In places, Gonjasufi is successful. The album opens with the immediately suffocating track “Your Maker,” which is backlit with an aggressive, sparse, echoing drum beat that snaps with barely-controlled rage. “Is anybody tired from working on the slave ship/from walking on the wire,” he sings, his vocals seemingly distorted by the pounding drum patterns. The anxious paranoia continues on “Afrikan Spaceship,” a song that plays like a last-ditch effort for Gonjasufi to reconnect with whatever it was that used to give him hope. It’s a dark track on a dark album. He may have developed calluses, but there is still someone inside that remembers when the world allowed you to show vulnerability.

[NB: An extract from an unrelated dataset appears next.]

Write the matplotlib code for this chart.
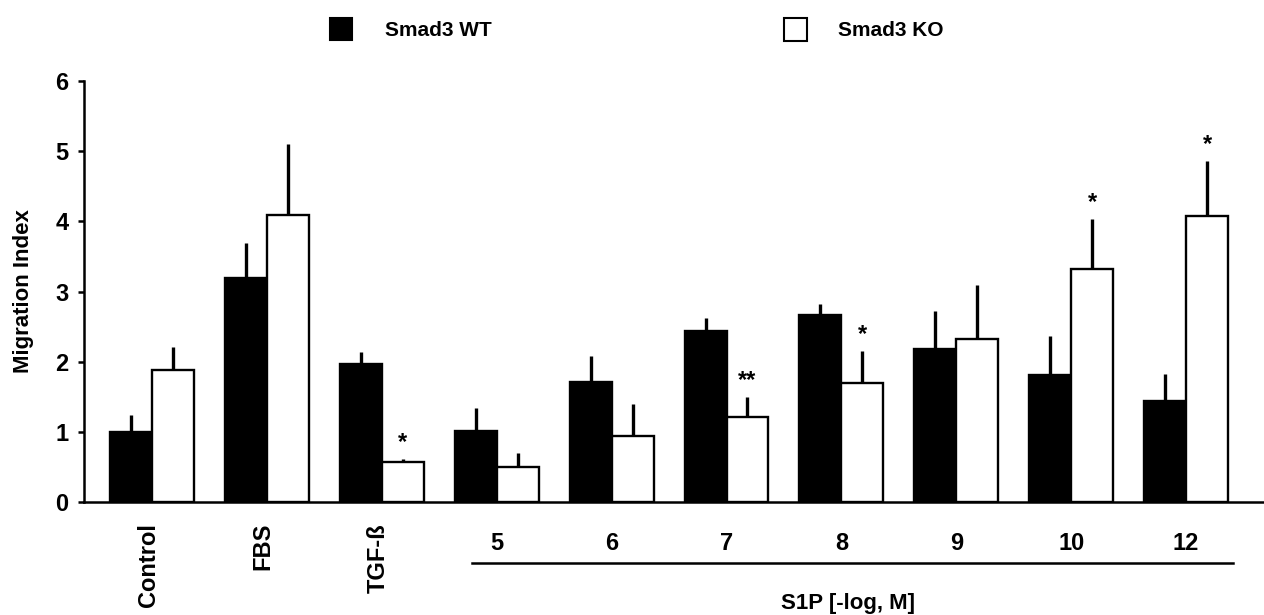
import matplotlib
matplotlib.use("Agg")
import matplotlib.pyplot as plt
import numpy as np
from matplotlib.patches import Rectangle
from matplotlib.lines import Line2D
import matplotlib.transforms as mtransforms

plt.rcParams['font.family'] = ['Liberation Sans', 'DejaVu Sans']
plt.rcParams['font.weight'] = 'bold'

categories = ["Control", "FBS", "TGF-ß", "5", "6", "7", "8", "9", "10", "12"]
wt_values = [1.00, 3.19, 1.97, 1.01, 1.71, 2.44, 2.66, 2.18, 1.81, 1.44]
wt_errors = [0.24, 0.50, 0.17, 0.33, 0.37, 0.18, 0.16, 0.54, 0.55, 0.38]
ko_values = [1.88, 4.09, 0.57, 0.50, 0.94, 1.21, 1.70, 2.32, 3.32, 4.07]
ko_errors = [0.33, 1.01, 0.04, 0.20, 0.46, 0.29, 0.45, 0.77, 0.71, 0.79]
significance = {2: "*", 5: "**", 6: "*", 8: "*", 9: "*"}
series_names = ["Smad3 WT", "Smad3 KO"]
y_ticks = [0, 1, 2, 3, 4, 5, 6]
y_label = "Migration Index"
s1p_label = "S1P [-log, M]"

W, H = 1264, 615
fig = plt.figure(figsize=(W / 100, H / 100), dpi=100)
ax = fig.add_axes([84 / W, 1 - 502 / H, 1180 / W, 421 / H])

x = np.arange(len(categories))
w = 0.365
lw_edge = 1.7
ax.bar(x - w / 2, wt_values, width=w, color="black", edgecolor="black", linewidth=lw_edge, zorder=2)
ax.bar(x + w / 2, ko_values, width=w, color="white", edgecolor="black", linewidth=lw_edge, zorder=2)
ax.errorbar(x - w / 2, wt_values, yerr=[np.zeros(len(x)), wt_errors], fmt="none",
            ecolor="black", elinewidth=2.4, capsize=0, zorder=1)
ax.errorbar(x + w / 2, ko_values, yerr=[np.zeros(len(x)), ko_errors], fmt="none",
            ecolor="black", elinewidth=2.4, capsize=0, zorder=1)

for i, s in significance.items():
    ax.annotate(s, xy=(x[i] + w / 2, ko_values[i] + ko_errors[i]), xytext=(0, 10),
                textcoords="offset pixels", ha="center", va="baseline",
                fontsize=17, fontweight="bold")

ax.set_xlim(-0.592, 9.678)
ax.set_ylim(0, 6)
ax.set_yticks(y_ticks)
ax.set_yticklabels([str(t) for t in y_ticks], fontsize=17, fontweight="bold")
ax.tick_params(axis="y", direction="out", length=4, width=1.8, pad=7)
ax.tick_params(axis="x", length=0)
ax.set_xticks([])
for side in ["top", "right"]:
    ax.spines[side].set_visible(False)
for side in ["left", "bottom"]:
    ax.spines[side].set_linewidth(1.8)

ax.set_ylabel(y_label, fontsize=16, fontweight="bold")
ax.yaxis.set_label_coords(-(84 - 34) / 1180, 0.5)

trans = mtransforms.blended_transform_factory(ax.transData, ax.transAxes)
for i, c in enumerate(categories):
    if i < 3:
        ax.annotate(c, xy=(x[i], 0), xycoords=trans, xytext=(-4, -21),
                    textcoords="offset pixels", rotation=90, ha="center", va="top",
                    fontsize=17, fontweight="bold")
    else:
        ax.annotate(c, xy=(x[i], 0), xycoords=trans, xytext=(0, -41),
                    textcoords="offset pixels", ha="center", va="center",
                    fontsize=17, fontweight="bold")

line_y = -(563 - 502) / 421
ax.add_line(Line2D([2.785, 9.408], [line_y, line_y], transform=trans, color="black",
                   linewidth=1.8, clip_on=False))
ax.text(6.06, -(603 - 502) / 421, s1p_label, transform=trans, ha="center", va="center",
        fontsize=16, fontweight="bold")

# legend
fig.patches.append(Rectangle((330 / W, 1 - 40 / H), 22 / W, 22 / H, transform=fig.transFigure,
                             facecolor="black", edgecolor="black", linewidth=1.5))
fig.text(385 / W, 1 - 30 / H, series_names[0], ha="left", va="center", fontsize=15, fontweight="bold")
fig.patches.append(Rectangle((784 / W, 1 - 41 / H), 23 / W, 23 / H, transform=fig.transFigure,
                             facecolor="white", edgecolor="black", linewidth=1.5))
fig.text(838 / W, 1 - 30 / H, series_names[1], ha="left", va="center", fontsize=15, fontweight="bold")

fig.savefig("out.png", dpi=100)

Such high moments become harder to find as Callus’ 19 tracks continue to play out, however. Many of these offerings are not fully-formed, and lack the presence or character to justify their inclusion. A Sufi and a Killer may also have relied on a montage of short, fractured songs, but each one left its own distinct impact on the listener —here, four or five may pass without registering. Porl Thompson, formerly of The Cure, offers a brief moment of serrated guitar ferocity on “The Kill,” but it is fleeting. The album consequently becomes a macrocosm of its constituent parts—an incoherent string of intriguing samples of music, looking for a little more organization. Generously, you could say that Gonjasufi is just adding to the unease of the outside world, refusing to allow you a comfortable, familiar aural experience, but nevertheless a little editing wouldn’t go amiss.

At its best, Callus recalls the articulate fury of Algiers in the way that it filters the political and social malaise of contemporary America, and approximates a musical incarnation of how it makes him feel. Where it comes up short, however, is in its attempt to keep hold of its listeners’ attention, let alone their anger.